The silliness of the mess the Republicans made when they reconfigured the state Board of Elections after they were inconvenienced by the election of Gov. Roy Cooper in late 2016 will spill over into an election next week for two seats on the Lumberton City Council.

Oh, you didn’t know there was an election? You probably aren’t alone.

We expect even some residents of precincts 3 and 7, who have been without council representation for too long, might be surprised to hear this news — unless they are, and we will pat ourselves on the back, readers of The Robesonian’s print edition or robesonian.com. We had a story just yesterday.

Precinct 7 has been without representation since the sad and unexpected death of Leon Maynor in July. Maynor had served the district ably and with passion since 1995, making him the longest serving member of the council.

Precinct 3 has been without representation since Burnis Wilkins, who was at the start of a second term, resigned in August so he could concentrate on his new assignment of county sheriff.

That is a long time for residents of both districts to be without representation. But the good news is the City Council, although it has some infighting, isn’t dysfunctional, and no members have tried to exploit the absence of a couple of council members by, as a not-so-funny example, making a motion to spend millions of taxpayer dollars on a building with little function that the beneficiaries don’t want.
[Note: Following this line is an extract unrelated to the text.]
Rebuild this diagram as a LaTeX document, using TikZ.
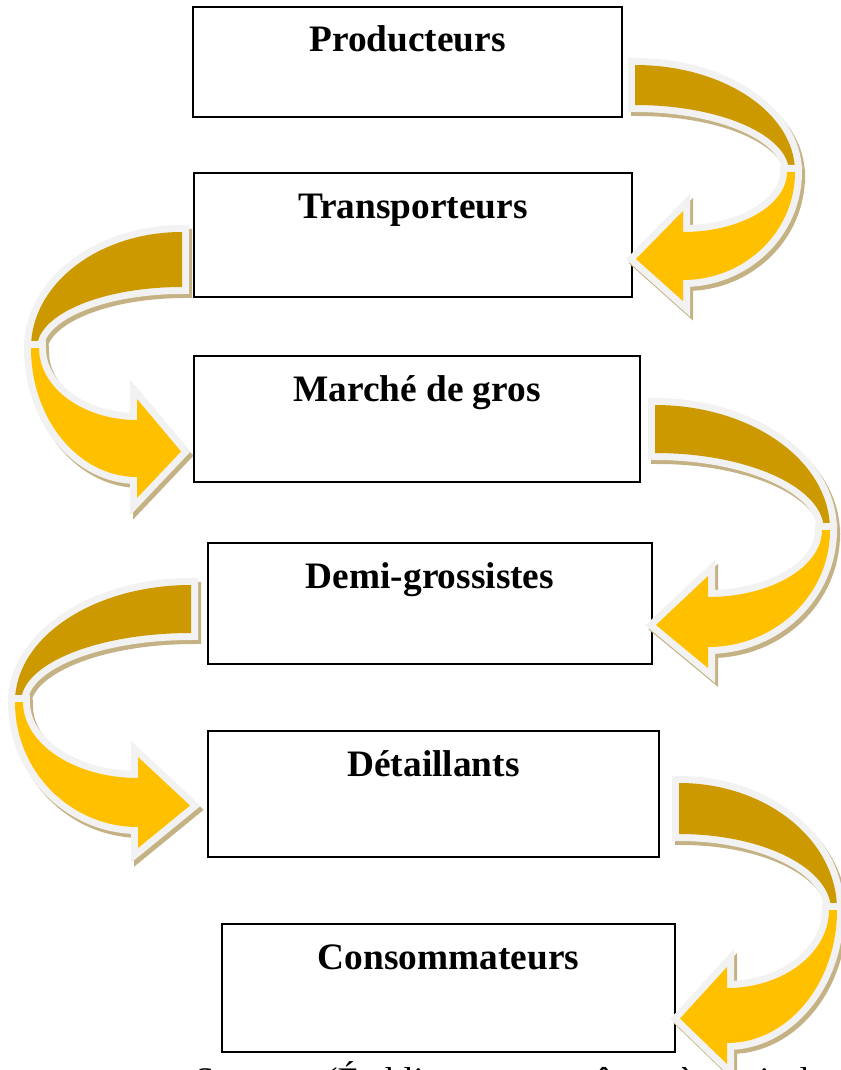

There isn’t a lot of mystery in the election next week: Eric Chavis will take the Precinct 7 seat and John Carroll the Precinct 3 seat. They are the only candidates to file, and although voters can write in a name, there is no organized write-in campaign similar to the one that John Cantey, the Precinct 5 representative, used to win his seat in 2005.

Although there is no suspense and the outcomes are predetermined, the city by law must hold the election, which will be administered by the county Elections Office, which has no governing board. That is the result of that silliness we spoke about earlier, and a court decision in late December to dissolve the state board that oversees elections, the ripple effect of which also wiped out county elections boards.

The governor is expected to name a new state elections board next week, and presumably it will go about the task of re-establishing local boards, so the certification of elections can resume. But the Lumberton election is the smallest of headaches for the new elections board, which still has to deal with congressional District 9 and a District Court race in Robeson County.

Because the local elections board does not exist, the city election will use five voting sites instead of just two, which will drive up the cost to taxpayers. The local elections board is the only one with authority to allow voters to cast ballots out of their wards, so that is a rather harmless unintended consequence.

Additionally, we have learned that the state will use the city election to test pilot a new system that will be used to identify voters as they arrive to vote. An election without competitive races that promises a modest turnout seems a good place for such a test as there is no chance that a mistake could alter an outcome.